I know things were serious when I could see a lawnmower handle appearing from the lake, assuming the mower was still attached. My hives were already up on blocks (cinderblocks for those speaking ‘murican), but the entrance to olive hive was already completely submerged, and apple hive was up to the baseboard. I lifted up olive hive, and tipped all the water out, but no drownded bees flowed out – they were safely tucked up in bed. Extra cobblestones were used on their foundation, and the hive tipped at a slightly anti-OCD angle to completely drain it.

The cat weed inside, as there was no dry land outside. My shed was awash, mechanic’s pit now a diving pool, and the sleep out submerged. The chooks stayed perched for three days – the grass will grow well as the soup from their coup enriches it, less fun to wade through though.
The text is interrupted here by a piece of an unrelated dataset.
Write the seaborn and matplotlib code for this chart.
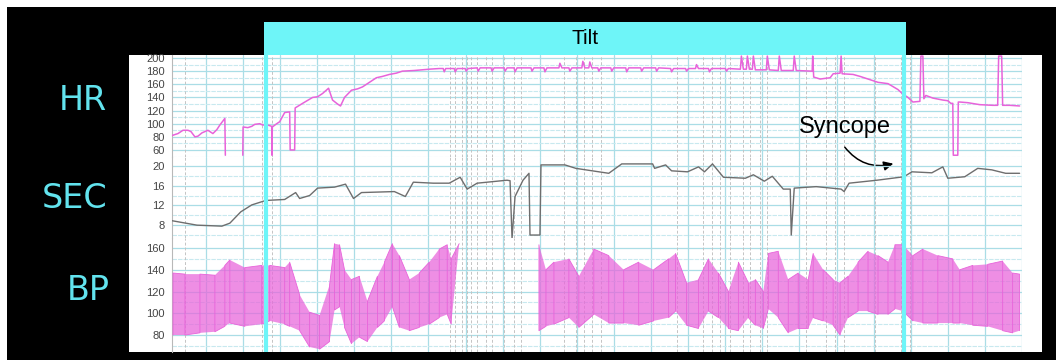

I was waiting for animals to start coming in two by twos.

Thankfully the water did, eventually, drain away. On the next sunny day, a cloud of bees were outside the hive, and basket loads of white pollen being brought in. Thank goodness for winter bloomers. Any bee that missed the landing pads got into strife, as the lawn was still rather damp – ankle damp – for a day or two.

At least it all dried up for the winter solstice – time to plant the garlic bulbs. Hopefully the chickens won’t trash the garden again. At least the hives are strong and collecting pollen. At least the house was not flooded. Others were not so lucky.


From top left, clockwise: Olive hive going under, my front yard/lake, the street left, the street right – showing the raised sub-division and the unbroken river coming from it. At parts it was deeper than my knees.


Top: Garlic bulbs ready for planting Bottom: The girls enjoying the sun a week later, olive hive visible in the background, up on blocks.